■ Exercise objective: Include the line containing "0.817], [1.4045, 0.925]]" and all lines before it, repeated exactly from the listing below, without pictures.

════════════════

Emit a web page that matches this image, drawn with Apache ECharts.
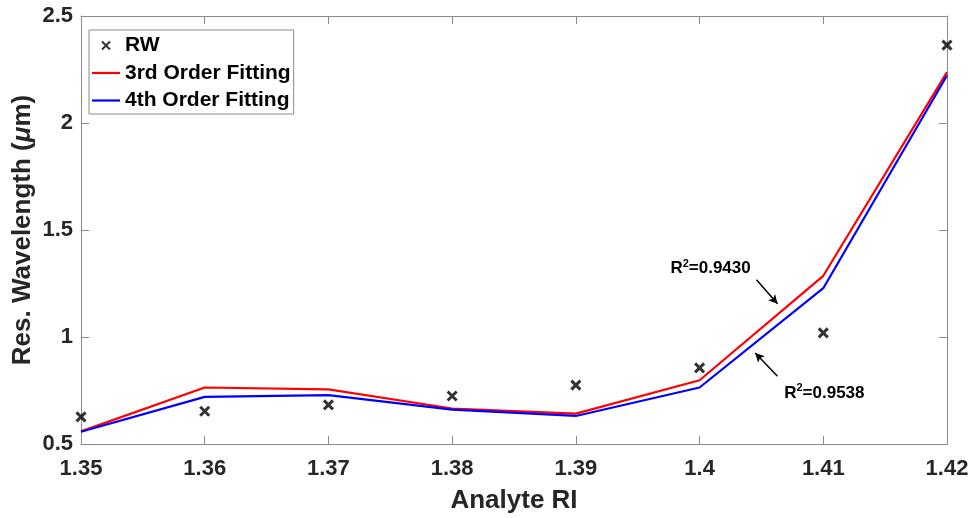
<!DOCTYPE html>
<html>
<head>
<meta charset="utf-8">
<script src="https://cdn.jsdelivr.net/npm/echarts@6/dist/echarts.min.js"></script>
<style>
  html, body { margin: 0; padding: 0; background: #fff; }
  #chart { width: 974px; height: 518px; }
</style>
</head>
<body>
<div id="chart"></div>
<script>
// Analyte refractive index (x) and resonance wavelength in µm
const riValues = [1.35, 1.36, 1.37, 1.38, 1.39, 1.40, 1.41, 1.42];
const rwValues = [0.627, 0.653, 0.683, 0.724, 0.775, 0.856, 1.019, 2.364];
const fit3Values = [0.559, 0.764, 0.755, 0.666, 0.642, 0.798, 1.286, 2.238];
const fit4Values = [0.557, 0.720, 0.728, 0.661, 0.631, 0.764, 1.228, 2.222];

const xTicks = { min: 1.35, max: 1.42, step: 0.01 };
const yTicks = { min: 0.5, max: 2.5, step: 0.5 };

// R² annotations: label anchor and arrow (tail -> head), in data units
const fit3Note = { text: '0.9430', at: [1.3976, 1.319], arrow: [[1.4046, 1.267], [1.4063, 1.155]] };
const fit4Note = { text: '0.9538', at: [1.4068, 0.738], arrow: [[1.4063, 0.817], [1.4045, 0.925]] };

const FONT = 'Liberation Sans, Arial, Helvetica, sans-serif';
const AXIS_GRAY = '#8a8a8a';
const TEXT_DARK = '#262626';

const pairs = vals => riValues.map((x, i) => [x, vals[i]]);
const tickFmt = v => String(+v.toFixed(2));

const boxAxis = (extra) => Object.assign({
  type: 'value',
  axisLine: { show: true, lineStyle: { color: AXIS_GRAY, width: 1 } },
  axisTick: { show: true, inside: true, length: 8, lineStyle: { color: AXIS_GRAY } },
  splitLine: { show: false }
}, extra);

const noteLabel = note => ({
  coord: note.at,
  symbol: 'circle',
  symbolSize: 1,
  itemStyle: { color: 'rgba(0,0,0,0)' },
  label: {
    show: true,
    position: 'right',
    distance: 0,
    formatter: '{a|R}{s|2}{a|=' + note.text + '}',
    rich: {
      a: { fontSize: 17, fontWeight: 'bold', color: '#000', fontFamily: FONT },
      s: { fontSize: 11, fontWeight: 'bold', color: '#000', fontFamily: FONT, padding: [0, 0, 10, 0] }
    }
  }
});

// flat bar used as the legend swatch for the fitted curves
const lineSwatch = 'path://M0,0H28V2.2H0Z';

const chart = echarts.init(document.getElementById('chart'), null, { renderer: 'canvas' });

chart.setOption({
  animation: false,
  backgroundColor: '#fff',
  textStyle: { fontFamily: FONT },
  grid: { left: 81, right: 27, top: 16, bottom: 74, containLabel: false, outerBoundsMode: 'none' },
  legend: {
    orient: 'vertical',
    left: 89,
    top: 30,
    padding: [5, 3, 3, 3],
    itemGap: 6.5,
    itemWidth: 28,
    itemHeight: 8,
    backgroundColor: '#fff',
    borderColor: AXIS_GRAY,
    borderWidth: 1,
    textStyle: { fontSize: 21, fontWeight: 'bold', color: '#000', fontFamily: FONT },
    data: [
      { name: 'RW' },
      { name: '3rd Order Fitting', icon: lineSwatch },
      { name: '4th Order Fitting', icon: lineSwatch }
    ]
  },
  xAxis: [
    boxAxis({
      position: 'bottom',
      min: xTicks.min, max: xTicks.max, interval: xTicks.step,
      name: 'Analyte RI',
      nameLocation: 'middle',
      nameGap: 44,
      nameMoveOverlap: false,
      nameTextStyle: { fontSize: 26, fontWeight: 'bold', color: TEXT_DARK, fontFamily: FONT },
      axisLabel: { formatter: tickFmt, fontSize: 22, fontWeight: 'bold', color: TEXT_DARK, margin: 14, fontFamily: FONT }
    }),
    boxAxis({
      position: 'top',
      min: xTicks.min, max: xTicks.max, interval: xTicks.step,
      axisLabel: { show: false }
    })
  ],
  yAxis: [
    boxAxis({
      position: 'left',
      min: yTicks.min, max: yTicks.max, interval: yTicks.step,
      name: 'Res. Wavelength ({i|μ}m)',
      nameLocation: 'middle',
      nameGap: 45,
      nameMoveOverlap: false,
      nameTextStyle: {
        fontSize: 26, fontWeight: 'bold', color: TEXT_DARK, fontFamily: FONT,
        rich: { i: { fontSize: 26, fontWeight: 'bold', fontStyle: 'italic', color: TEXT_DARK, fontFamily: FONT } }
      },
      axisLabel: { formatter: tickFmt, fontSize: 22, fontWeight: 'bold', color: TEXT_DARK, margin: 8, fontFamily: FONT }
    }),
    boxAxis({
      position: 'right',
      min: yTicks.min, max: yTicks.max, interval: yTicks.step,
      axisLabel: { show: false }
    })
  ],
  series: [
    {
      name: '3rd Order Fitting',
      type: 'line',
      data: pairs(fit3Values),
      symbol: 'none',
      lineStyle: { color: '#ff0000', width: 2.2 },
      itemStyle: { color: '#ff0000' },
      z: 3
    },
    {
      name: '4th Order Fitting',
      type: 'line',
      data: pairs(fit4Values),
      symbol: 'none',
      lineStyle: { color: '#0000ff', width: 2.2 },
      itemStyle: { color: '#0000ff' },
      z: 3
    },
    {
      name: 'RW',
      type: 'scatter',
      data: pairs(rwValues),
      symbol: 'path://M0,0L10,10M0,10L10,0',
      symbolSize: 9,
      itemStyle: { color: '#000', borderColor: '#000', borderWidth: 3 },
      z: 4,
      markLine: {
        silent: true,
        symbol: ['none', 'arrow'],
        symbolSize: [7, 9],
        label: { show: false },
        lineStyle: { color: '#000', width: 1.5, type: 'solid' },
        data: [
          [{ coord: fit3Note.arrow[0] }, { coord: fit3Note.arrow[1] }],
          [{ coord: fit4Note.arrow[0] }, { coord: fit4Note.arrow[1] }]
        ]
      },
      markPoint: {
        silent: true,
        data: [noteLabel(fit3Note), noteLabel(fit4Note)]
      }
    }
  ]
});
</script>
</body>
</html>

════════════════

■ Task answer:
Emit a web page that matches this image, drawn with Apache ECharts.
<!DOCTYPE html>
<html>
<head>
<meta charset="utf-8">
<script src="https://cdn.jsdelivr.net/npm/echarts@6/dist/echarts.min.js"></script>
<style>
  html, body { margin: 0; padding: 0; background: #fff; }
  #chart { width: 974px; height: 518px; }
</style>
</head>
<body>
<div id="chart"></div>
<script>
// Analyte refractive index (x) and resonance wavelength in µm
const riValues = [1.35, 1.36, 1.37, 1.38, 1.39, 1.40, 1.41, 1.42];
const rwValues = [0.627, 0.653, 0.683, 0.724, 0.775, 0.856, 1.019, 2.364];
const fit3Values = [0.559, 0.764, 0.755, 0.666, 0.642, 0.798, 1.286, 2.238];
const fit4Values = [0.557, 0.720, 0.728, 0.661, 0.631, 0.764, 1.228, 2.222];

const xTicks = { min: 1.35, max: 1.42, step: 0.01 };
const yTicks = { min: 0.5, max: 2.5, step: 0.5 };

// R² annotations: label anchor and arrow (tail -> head), in data units
const fit3Note = { text: '0.9430', at: [1.3976, 1.319], arrow: [[1.4046, 1.267], [1.4063, 1.155]] };
const fit4Note = { text: '0.9538', at: [1.4068, 0.738], arrow: [[1.4063, 0.817], [1.4045, 0.925]] };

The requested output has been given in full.